You can't tell another parent how to discipline their child and unless he is actually beating the child it is none of your business.


+100

As for house rules… if we are talking about other adults, I can’t really think of any. It’s pretty rude to try to control the behavior of other adults unless there’s some strange circumstance where they’re breaking your stuff or something. No smoking or drugs in my house, obviously, but this has never remotely been an issue with any guest I’ve had.
Anonymous
We have non-negotiable rules: no smoking, no red wine/coffee in our room w/ a cream carpet , no phones at the table unless critically important, no one currently in the throes of any addiction struggles, etc...

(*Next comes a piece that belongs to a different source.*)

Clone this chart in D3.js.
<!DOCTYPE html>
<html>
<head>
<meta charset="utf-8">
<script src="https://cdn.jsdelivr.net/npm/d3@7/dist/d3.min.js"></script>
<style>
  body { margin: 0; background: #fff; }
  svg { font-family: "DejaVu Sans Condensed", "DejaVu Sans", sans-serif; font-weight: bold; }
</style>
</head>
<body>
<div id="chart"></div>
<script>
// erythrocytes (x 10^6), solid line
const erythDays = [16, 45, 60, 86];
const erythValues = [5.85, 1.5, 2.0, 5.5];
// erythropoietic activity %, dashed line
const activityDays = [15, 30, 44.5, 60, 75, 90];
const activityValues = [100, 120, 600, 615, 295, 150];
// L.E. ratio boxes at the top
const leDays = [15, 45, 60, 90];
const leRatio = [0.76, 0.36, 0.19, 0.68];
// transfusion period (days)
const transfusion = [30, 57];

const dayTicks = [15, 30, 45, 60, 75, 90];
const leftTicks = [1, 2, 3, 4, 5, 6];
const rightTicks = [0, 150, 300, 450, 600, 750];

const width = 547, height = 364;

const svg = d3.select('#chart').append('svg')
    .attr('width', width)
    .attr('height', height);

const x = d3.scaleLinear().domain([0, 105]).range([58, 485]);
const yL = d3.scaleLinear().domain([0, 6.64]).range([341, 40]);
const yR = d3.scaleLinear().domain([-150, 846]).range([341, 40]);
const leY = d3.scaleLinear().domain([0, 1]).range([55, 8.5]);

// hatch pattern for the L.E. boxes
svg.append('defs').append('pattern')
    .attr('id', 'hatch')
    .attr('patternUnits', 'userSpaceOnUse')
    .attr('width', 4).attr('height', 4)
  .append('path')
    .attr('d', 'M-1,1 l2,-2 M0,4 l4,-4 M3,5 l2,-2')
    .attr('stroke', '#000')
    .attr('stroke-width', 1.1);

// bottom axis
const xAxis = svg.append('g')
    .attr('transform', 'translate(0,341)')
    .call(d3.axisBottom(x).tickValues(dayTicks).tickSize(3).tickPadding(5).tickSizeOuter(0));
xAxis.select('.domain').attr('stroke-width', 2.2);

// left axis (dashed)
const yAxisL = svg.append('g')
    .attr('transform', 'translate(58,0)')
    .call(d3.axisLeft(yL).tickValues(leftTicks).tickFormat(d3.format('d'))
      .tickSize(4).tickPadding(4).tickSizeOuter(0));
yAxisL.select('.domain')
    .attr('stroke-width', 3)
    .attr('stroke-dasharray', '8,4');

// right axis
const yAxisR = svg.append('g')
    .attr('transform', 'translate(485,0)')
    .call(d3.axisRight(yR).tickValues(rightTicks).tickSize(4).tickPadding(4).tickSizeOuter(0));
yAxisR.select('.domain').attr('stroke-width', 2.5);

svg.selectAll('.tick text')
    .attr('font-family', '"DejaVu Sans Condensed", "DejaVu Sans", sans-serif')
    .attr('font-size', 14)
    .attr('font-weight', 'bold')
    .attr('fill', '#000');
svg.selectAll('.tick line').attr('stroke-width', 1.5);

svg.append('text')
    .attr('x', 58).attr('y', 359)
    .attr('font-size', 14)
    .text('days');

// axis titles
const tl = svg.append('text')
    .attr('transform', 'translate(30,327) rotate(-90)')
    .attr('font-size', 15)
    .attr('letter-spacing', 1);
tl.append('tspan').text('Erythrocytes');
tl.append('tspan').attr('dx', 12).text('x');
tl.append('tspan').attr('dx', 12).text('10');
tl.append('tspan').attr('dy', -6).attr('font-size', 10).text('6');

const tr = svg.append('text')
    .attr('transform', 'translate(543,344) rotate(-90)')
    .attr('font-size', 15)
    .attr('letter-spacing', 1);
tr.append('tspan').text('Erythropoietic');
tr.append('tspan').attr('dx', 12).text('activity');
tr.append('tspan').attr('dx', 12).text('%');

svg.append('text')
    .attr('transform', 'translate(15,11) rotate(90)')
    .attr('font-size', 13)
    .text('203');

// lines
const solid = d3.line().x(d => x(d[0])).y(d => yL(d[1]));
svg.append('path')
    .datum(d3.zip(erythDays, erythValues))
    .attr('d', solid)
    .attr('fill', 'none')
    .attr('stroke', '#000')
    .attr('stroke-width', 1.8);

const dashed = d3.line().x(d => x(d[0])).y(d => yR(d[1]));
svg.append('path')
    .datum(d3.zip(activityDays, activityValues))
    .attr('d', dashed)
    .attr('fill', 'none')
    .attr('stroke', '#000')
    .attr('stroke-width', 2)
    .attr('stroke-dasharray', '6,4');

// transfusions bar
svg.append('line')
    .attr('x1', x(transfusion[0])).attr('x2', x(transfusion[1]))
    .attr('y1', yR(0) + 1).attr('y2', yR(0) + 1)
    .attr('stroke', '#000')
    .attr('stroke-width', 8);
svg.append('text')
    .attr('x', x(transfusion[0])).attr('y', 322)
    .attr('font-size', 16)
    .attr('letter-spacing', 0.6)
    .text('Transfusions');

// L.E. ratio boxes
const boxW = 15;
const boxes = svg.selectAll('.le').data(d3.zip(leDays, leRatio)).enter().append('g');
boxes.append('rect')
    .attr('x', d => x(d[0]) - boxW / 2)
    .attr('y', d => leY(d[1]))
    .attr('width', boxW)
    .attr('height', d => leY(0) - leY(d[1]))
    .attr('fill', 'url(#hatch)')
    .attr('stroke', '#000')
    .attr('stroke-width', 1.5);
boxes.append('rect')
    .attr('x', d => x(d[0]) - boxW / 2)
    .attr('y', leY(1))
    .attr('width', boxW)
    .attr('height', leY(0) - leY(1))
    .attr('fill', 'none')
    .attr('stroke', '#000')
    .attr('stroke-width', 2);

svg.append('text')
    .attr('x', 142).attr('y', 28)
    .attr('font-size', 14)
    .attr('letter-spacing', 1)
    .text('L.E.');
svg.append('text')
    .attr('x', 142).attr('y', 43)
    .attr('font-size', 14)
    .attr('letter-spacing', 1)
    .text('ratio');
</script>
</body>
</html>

We have rules we flex on sometimes when we have guests (bedtime, chores, etc..)

I don't know how we'd handle the spanking thing. There's a level of spanking I could probably tolerate (the swat on the butt level) and a level I couldn't (done in rage, open handed palm to the face, clear pain being inflicted, etc...) I would, at minimum, be taking it as a learning opportunity for discussion w/ my kids. If it's a level I'm not comofrtable with I'd talk to my brother directly.

I have refused to allow family members back into our house after they broke core rules and it has been hard. But I'm firm. (Two instances - one smoked pot in our house and lied about it, the other is an active alcoholic.)

When in doubt, protect your kids - that's a clear bright line that can be clarifying.
Anonymous
Definitely I’d not allow smoking, vaping, pot, any drug use like that.